If some multinationals are avoiding tax in Australia, Parliament should enact measures to stop profit-shifting. And they should liaise with the OECD on exploring which measures to enact as unilateral measures are unlikely to be effective. The key principle is that multinationals should pay tax in the countries in which they conduct business. However, the multinationals engaged in aggressive tax avoidance respond with the defence that they are complying with the tax laws in the countries in which they operate.
TC: So this includes what Google have done - and possibly Starbucks and Apple?
MK: The colourful name given to the arrangement is the “Double Irish and Dutch Sandwich” which is used to shift a multinational’s profits to a tax haven. A tax haven may be defined as a jurisdiction which imposes very low income tax or no income tax at all. The underlying feature of the arrangement is that a multinational’s intellectual property is located in a tax haven and the intellectual property costs are able to absorb most of the income of the multinational derived in the countries in which it operates.
A multinational’s intellectual property is claimed to be owned by a subsidiary in a tax haven. The company may be a company incorporated in Ireland but is managed in a tax haven like the Bahamas and is not subject to tax in Ireland.
It is treated as a Bahaman company and there is no company tax in the Bahamas. The company then provides a licence to a Dutch subsidiary to use the intellectual property. In turn, the Dutch subsidiary then provides a licence to an Irish company to use the intellectual property.
My understanding is that if an Australian individual or company wants to advertise on Google, the customer will have to deal with Google Ireland. The invoice is issued by Google Ireland. What that means is that the Australian customer is paying Google Ireland, and the income will probably have an Irish source. Australia has jurisdiction to tax non-residents on income which has a source in Australia. If the income has an Irish source and is derived by Google Ireland which is a resident of Ireland, Australia has no taxing right over the advertising income.
Even if the advertising income has an Australian source, under the Irish-Australian tax treaty, if Google Ireland doesn’t have a permanent establishment in Australia, such as a branch office, involved in selling advertising, Google Ireland is only subject to tax in Ireland. In this situation, Australia gives up its source country taxing right under the treaty.

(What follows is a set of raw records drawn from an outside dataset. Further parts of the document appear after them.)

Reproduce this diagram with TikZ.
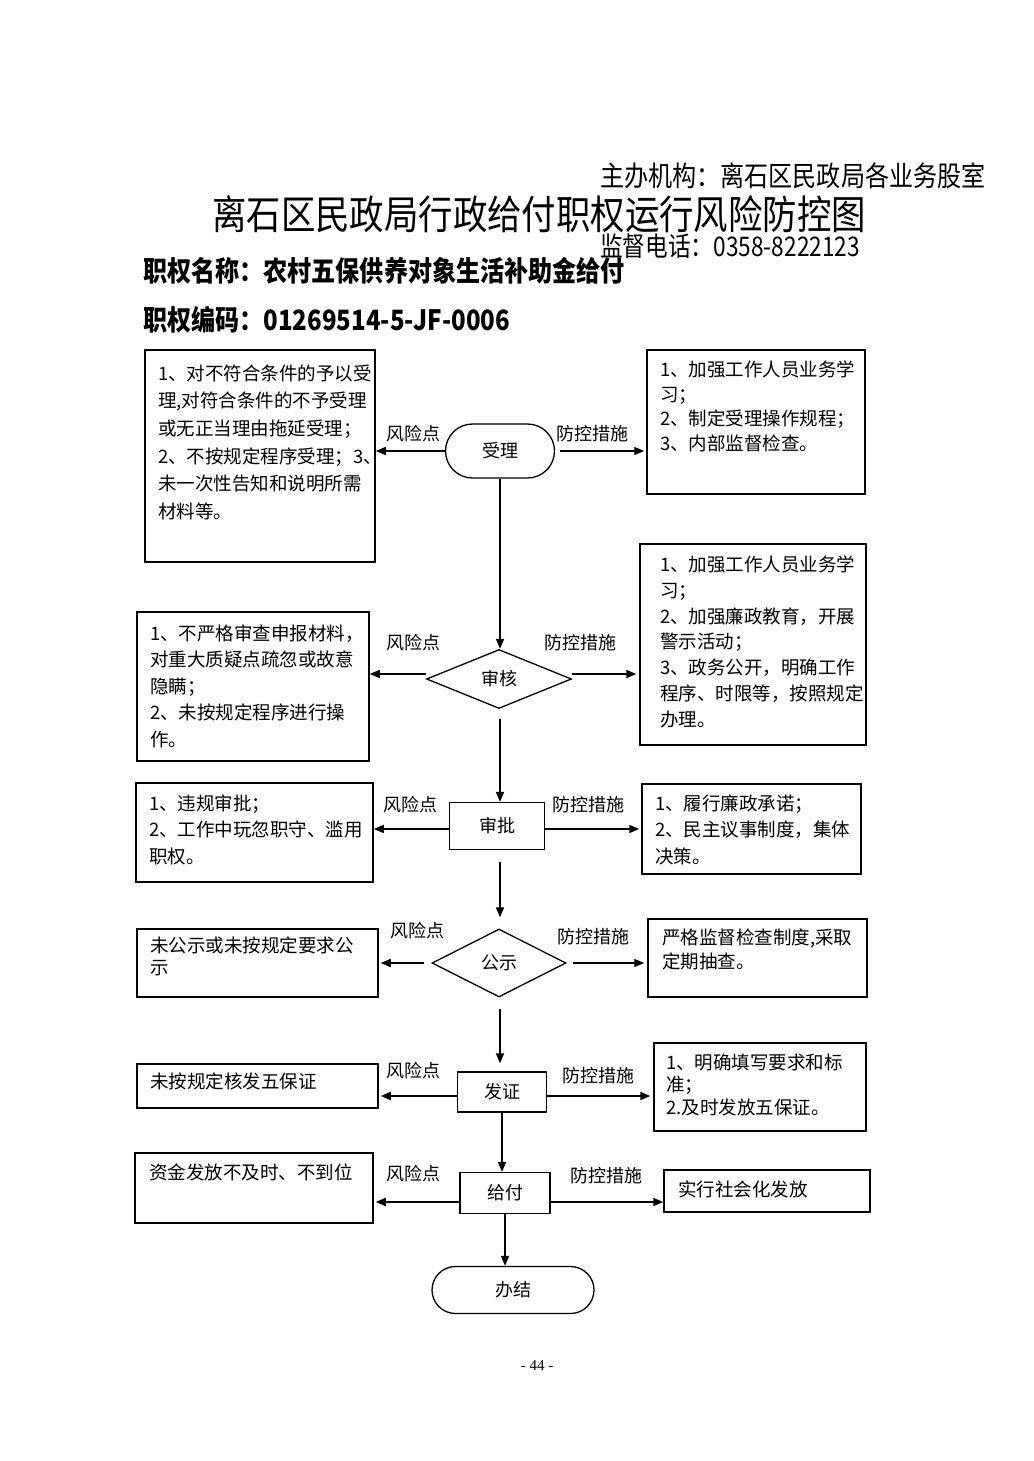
\documentclass[tikz,border=0pt]{standalone}
\usepackage{fontspec}
\setmainfont{Noto Sans CJK SC}
\newfontfamily\serifnum{Liberation Serif}
\usetikzlibrary{shapes.geometric,shapes.misc,arrows.meta}
\newcommand\btext[5]{\node[body, font=\fontsize{18.5}{#4}\selectfont] (#1) at (#2,{#3-9.5}) {#5};}
\begin{document}
\begin{tikzpicture}[x=1pt,y=-1pt,
 every node/.style={inner sep=0pt},
 frame/.style={draw, line width=1.5pt, rectangle},
 body/.style={align=left, anchor=north west},
 lab/.style={font=\fontsize{18}{18}\selectfont},
 conn/.style={line width=1.6pt, -{Triangle[length=10pt,width=8pt]}},
 stadium/.style={draw, line width=1.3pt, rounded rectangle, font=\fontsize{18}{18}\selectfont},
 dia/.style={draw, line width=1.3pt, diamond, font=\fontsize{18}{18}\selectfont},
 proc/.style={draw, line width=1.3pt, rectangle, font=\fontsize{18}{18}\selectfont},
]
\useasboundingbox (0,0) rectangle (1033,1461);

% header
\node[anchor=west, font=\fontsize{28}{28}\selectfont] (org) at (600,176) {\scalebox{0.86}[1]{主办机构：离石区民政局各业务股室}};
\node (title) at (539,214) {\scalebox{0.86}[1]{\fontsize{40}{40}\selectfont 离石区民政局行政给付职权运行风险防控图}};
\node[anchor=west, font=\fontsize{27}{27}\selectfont] (tel) at (600,246) {\scalebox{0.84}[1]{监督电话：0358-8222123}};
\node[anchor=west, font=\fontsize{28}{28}\selectfont\bfseries] (name) at (143,271) {\scalebox{0.86}[1]{职权名称：农村五保供养对象生活补助金给付}};
\node[anchor=west, font=\fontsize{28}{28}\selectfont\bfseries] (code) at (143,320) {\scalebox{0.86}[1]{职权编码：01269514-5-JF-0006}};

% process nodes
\node[stadium, minimum width=109pt, minimum height=54pt] (s1) at (500,451) {受理};
\node[dia, minimum width=145pt, minimum height=59pt] (s2) at (499,679) {审核};
\node[proc, minimum width=95pt, minimum height=47pt] (s3) at (497,826) {审批};
\node[dia, minimum width=134pt, minimum height=68pt] (s4) at (499,963) {公示};
\node[proc, minimum width=89pt, minimum height=40pt] (s5) at (502,1092) {发证};
\node[proc, minimum width=90pt, minimum height=41pt] (s6) at (505,1193) {给付};
\node[stadium, minimum width=162pt, minimum height=47pt] (s7) at (513,1290) {办结};

% boxes
\node[frame, minimum width=230pt, minimum height=212pt] (ral) at (260,456) {};
\node[frame, minimum width=218pt, minimum height=144pt] (rar) at (756,422) {};
\node[frame, minimum width=232pt, minimum height=149pt] (rbl) at (253,686.5) {};
\node[frame, minimum width=226pt, minimum height=201pt] (rbr) at (753,644.5) {};
\node[frame, minimum width=237pt, minimum height=99pt] (rcl) at (254.5,832.5) {};
\node[frame, minimum width=219pt, minimum height=90pt] (rcr) at (751.5,829) {};
\node[frame, minimum width=241pt, minimum height=68pt] (rdl) at (257.5,963) {};
\node[frame, minimum width=219pt, minimum height=78pt] (rdr) at (757.5,958) {};
\node[frame, minimum width=241pt, minimum height=44pt] (rel) at (257.5,1086) {};
\node[frame, minimum width=212pt, minimum height=88pt] (rer) at (760,1087) {};
\node[frame, minimum width=238pt, minimum height=70pt] (rfl) at (254,1188) {};
\node[frame, minimum width=206pt, minimum height=42pt] (rfr) at (767,1191) {};

% box texts
\btext{tal}{158}{374}{27.6}{1、对不符合条件的予以受\\理,对符合条件的不予受理\\或无正当理由拖延受理；\\2、不按规定程序受理；3、\\未一次性告知和说明所需\\材料等。}
\btext{tar}{660}{370}{24.7}{1、加强工作人员业务学\\习；\\2、制定受理操作规程；\\3、内部监督检查。}
\btext{tbl}{150}{634}{26.5}{1、不严格审查申报材料，\\对重大质疑点疏忽或故意\\隐瞒；\\2、未按规定程序进行操\\作。}
\btext{tbr}{660}{565}{25.8}{1、加强工作人员业务学\\习；\\2、加强廉政教育，开展\\警示活动；\\3、政务公开，明确工作\\程序、时限等，按照规定\\办理。}
\btext{tcl}{149}{804}{26.5}{1、违规审批；\\2、工作中玩忽职守、滥用\\职权。}
\btext{tcr}{655}{804}{26.5}{1、履行廉政承诺；\\2、民主议事制度，集体\\决策。}
\btext{tdl}{150}{946}{22}{未公示或未按规定要求公\\示}
\btext{tdr}{662}{938}{24}{严格监督检查制度,采取\\定期抽查。}
\btext{tel}{150}{1082}{22}{未按规定核发五保证}
\btext{ter}{666}{1063}{22.5}{1、明确填写要求和标\\准；\\2.及时发放五保证。}
\btext{tfl}{149}{1173}{22}{资金发放不及时、不到位}
\btext{tfr}{678}{1190}{22}{实行社会化发放}

% labels
\node[lab] (l1) at (413,434) {风险点};
\node[lab] (m1) at (592,434) {防控措施};
\node[lab] (l2) at (413,643) {风险点};
\node[lab] (m2) at (580,643) {防控措施};
\node[lab] (l3) at (410,805) {风险点};
\node[lab] (m3) at (588,805) {防控措施};
\node[lab] (l4) at (417,931) {风险点};
\node[lab] (m4) at (593,937) {防控措施};
\node[lab] (l5) at (413,1071) {风险点};
\node[lab] (m5) at (598,1076) {防控措施};
\node[lab] (l6) at (413,1174) {风险点};
\node[lab] (m6) at (606,1176) {防控措施};

% horizontal arrows
\draw[conn] (s1.west) -- (s1.west -| ral.east);
\draw[conn, shorten <=5pt, shorten >=2pt] (s1.east) -- (s1.east -| rar.west);
\draw[conn] ([yshift=5pt]s2.west) -- ([yshift=5pt]s2.west -| rbl.east);
\draw[conn, shorten >=3pt] ([yshift=5pt]s2.east) -- ([yshift=5pt]s2.east -| rbr.west);
\draw[conn] ([yshift=-3pt]s3.west) -- ([yshift=-3pt]s3.west -| rcl.east);
\draw[conn, shorten >=2pt] ([yshift=-3pt]s3.east) -- ([yshift=-3pt]s3.east -| rcr.west);
\draw[conn, shorten <=7pt, shorten >=2pt] (s4.west) -- (s4.west -| rdl.east);
\draw[conn, shorten <=6pt, shorten >=3pt] (s4.east) -- (s4.east -| rdr.west);
\draw[conn, shorten >=2pt] ([yshift=-4pt]s5.west) -- ([yshift=-4pt]s5.west -| rel.east);
\draw[conn, shorten >=3pt] ([yshift=-4pt]s5.east) -- ([yshift=-4pt]s5.east -| rer.west);
\draw[conn, shorten >=2pt] ([yshift=-9pt]s6.west) -- ([yshift=-9pt]s6.west -| rfl.east);
\draw[conn] ([yshift=-9pt]s6.east) -- ([yshift=-9pt]s6.east -| rfr.west);

% vertical arrows
\draw[conn] (s1.south) -- (s1.south |- s2.north);
\draw[conn, shorten <=10pt] (s2.south -| s1.south) -- (s1.south |- s3.north);
\draw[conn, shorten <=12pt, shorten >=11pt] (s3.south -| s1.south) -- (s1.south |- s4.north);
\draw[conn, shorten <=11pt, shorten >=8pt] (s4.south -| s1.south) -- (s1.south |- s5.north);
\draw[conn] (s5.south) -- (s5.south |- s6.north);
\draw[conn] (s6.south) -- (s6.south |- s7.north);

% page number
\node[font=\serifnum\fontsize{15}{15}\selectfont] (pg) at (537,1366) {- 44 -};
\end{tikzpicture}
\end{document}
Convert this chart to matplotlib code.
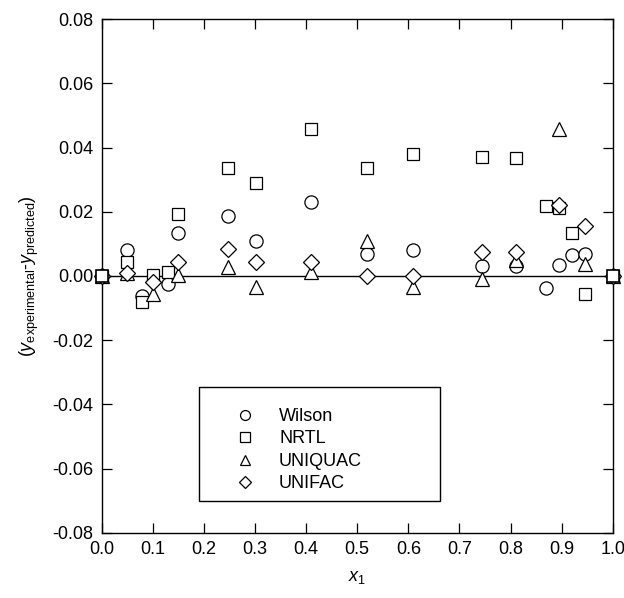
import matplotlib
matplotlib.use("Agg")
import matplotlib.pyplot as plt
from matplotlib.patches import Rectangle

plt.rcParams['font.family'] = ['Liberation Sans', 'DejaVu Sans']
plt.rcParams['mathtext.fontset'] = 'custom'
plt.rcParams['mathtext.rm'] = 'Liberation Sans'
plt.rcParams['mathtext.it'] = 'Liberation Sans:italic'

wilson_x = [0.0, 0.05, 0.078, 0.13, 0.15, 0.248, 0.302, 0.41, 0.52, 0.61, 0.745, 0.81, 0.87, 0.895, 0.92, 0.945, 1.0]
wilson_y = [0.0, 0.0080, -0.0062, -0.0026, 0.0135, 0.0187, 0.0110, 0.0230, 0.0068, 0.0081, 0.0030, 0.0032, -0.0038, 0.0035, 0.0066, 0.0070, 0.0]

nrtl_x = [0.0, 0.05, 0.078, 0.1, 0.13, 0.15, 0.248, 0.302, 0.41, 0.52, 0.61, 0.745, 0.81, 0.87, 0.895, 0.92, 0.945, 1.0]
nrtl_y = [0.0, 0.0045, -0.0081, 0.0003, 0.0013, 0.0193, 0.0335, 0.0290, 0.0457, 0.0336, 0.0379, 0.0372, 0.0367, 0.0217, 0.0212, 0.0133, -0.0055, 0.0]

uniquac_x = [0.0, 0.05, 0.1, 0.15, 0.248, 0.302, 0.41, 0.52, 0.61, 0.745, 0.81, 0.895, 0.945, 1.0]
uniquac_y = [0.0, 0.0010, -0.0055, 0.0003, 0.0027, -0.0033, 0.0013, 0.0110, -0.0033, -0.0010, 0.0050, 0.0457, 0.0038, 0.0]

unifac_x = [0.0, 0.05, 0.1, 0.15, 0.248, 0.302, 0.41, 0.52, 0.61, 0.745, 0.81, 0.895, 0.945, 1.0]
unifac_y = [0.0, 0.0008, -0.0020, 0.0045, 0.0084, 0.0044, 0.0044, 0.0, 0.0, 0.0076, 0.0076, 0.0222, 0.0157, 0.0]

labels = ['Wilson', 'NRTL', 'UNIQUAC', 'UNIFAC']
xticks = [0.0, 0.1, 0.2, 0.3, 0.4, 0.5, 0.6, 0.7, 0.8, 0.9, 1.0]
yticks = [-0.08, -0.06, -0.04, -0.02, 0.0, 0.02, 0.04, 0.06, 0.08]

fig = plt.figure(figsize=(6.24, 5.98), dpi=100)
ax = fig.add_axes([0.163, 0.109, 0.819, 0.859])

ax.plot([0, 1], [0, 0], color='black', lw=1.0, zorder=1)

series = [(wilson_x, wilson_y, 'o', 9.5),
          (nrtl_x, nrtl_y, 's', 9.0),
          (uniquac_x, uniquac_y, '^', 10.0),
          (unifac_x, unifac_y, 'D', 8.0)]
for (xs, ys, m, ms), lab in zip(series, labels):
    ax.plot(xs, ys, linestyle='none', marker=m, markersize=ms,
            markerfacecolor='white', markeredgecolor='black',
            markeredgewidth=0.9, label=lab, zorder=3, clip_on=False)
# NRTL square drawn on top at the end points, as in the reference
ax.plot([nrtl_x[0], nrtl_x[-1]], [nrtl_y[0], nrtl_y[-1]], linestyle='none',
        marker='s', markersize=9.0, markerfacecolor='white',
        markeredgecolor='black', markeredgewidth=1.2, zorder=4, clip_on=False)

ax.set_xlim(0, 1.0)
ax.set_ylim(-0.08, 0.08)
ax.set_xticks(xticks)
ax.set_yticks(yticks)
ax.set_xticklabels([f'{v:.1f}' for v in xticks])
ax.set_yticklabels([f'{v:.2f}' for v in yticks])
ax.tick_params(direction='in', length=7, width=0.9, labelsize=13,
               top=True, right=True, pad=6)
for s in ax.spines.values():
    s.set_linewidth(1.0)

ax.set_xlabel('$\\mathit{x}_1$', fontsize=13, labelpad=8)
ax.set_ylabel('($\\mathit{y}_{\\mathrm{experimental}}$-$\\mathit{y}_{\\mathrm{predicted}}$)',
              fontsize=13, labelpad=8)

# legend frame
ax.add_patch(Rectangle((0.190, 0.0623), 0.4716, 0.2218, transform=ax.transAxes,
                       facecolor='white', edgecolor='black', lw=1.0, zorder=5))
leg = ax.legend(loc='upper left', bbox_to_anchor=(0.227, 0.243),
                frameon=False, fontsize=13, markerscale=0.75,
                handletextpad=0.4, borderpad=0, labelspacing=0.3,
                borderaxespad=0, handlelength=3.0)
leg.set_zorder(6)

fig.savefig('out.png', dpi=100)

After Google Ireland receives advertising income from around the world, it then claims a deduction in Ireland for a royalty paid for the right to use Google intellectual property. The deduction covers most of Google Ireland’s income and results in minimal tax being paid in Ireland. The royalty payment by Google Ireland is made to a Google subsidiary in the Netherlands.
The reason for this step is that under the Ireland-Netherlands tax treaty there is no royalty withholding tax. This allows the royalty payment to move from Google Ireland to Google Netherlands tax-free. The final step is that the Netherlands entity pays a royalty to the second Irish company which is incorporated in Ireland but is managed in the Bahamas. The royalty payment moves out of the Netherlands tax-free as well. A small amount of income will be left in Google Netherlands after subtracting its licence fee from its royalty income.
So the end result is that the operating profit ends up in a tax haven, having avoided taxation in Australia, Ireland and the Netherlands. There are a number of multinationals that are using a similar sort of technique. For US multinationals the profits will only be subject to US tax when they are repatriated to the US. But the US multinationals are allowed to indefinitely defer making a dividend payment to the US parent.
TC: Now this is a legal structure, under international jurisdictions isn’t it? It’s not like they’re breaking the law?
MK: Tax evasion - not declaring income, or claiming false deductions - is illegal. But tax avoidance may be defined as complying with the letter of the law but not the spirit of the law. The “Double Irish and Dutch Sandwich” is tax avoidance, so as multinationals claim, they are complying with the law. The way to counter this avoidance is to amend the law in Australia and other countries. Another option is to attempt to embarrass multinationals by disclosing the amount of tax they are paying, which Australia is proposing to do.
The Google arrangement uses Ireland’s tax treaties to avoid taxation in countries such as Australia. One measure, which is drastic, would be for countries with tax treaties with Ireland to threaten to terminate their tax treaties. Tax treaties are designed to prevent double taxation but some tax treaties are being used to avoid taxation. If Australia were to terminate the Irish treaty and to enact a source rule that treats payments by customers in Australia for goods or services from an entity abroad as having an Australian source, this would give Australia the right to tax payments to Google.
TC: How effective would this be if Australia did this? Would it be a lone voice?
MK: Multilateral measures coordinated by the OECD are more likely to be effective. The OECD is looking at this issue with the base erosion and profit shifting report that it issued earlier this year. Another technique that they can look at is how the intellectual property is being migrated into the tax haven, which is a transfer pricing issue. The Double Irish and Dutch Sandwich scheme manipulates a whole range of tax laws in various countries to end up with this overall result.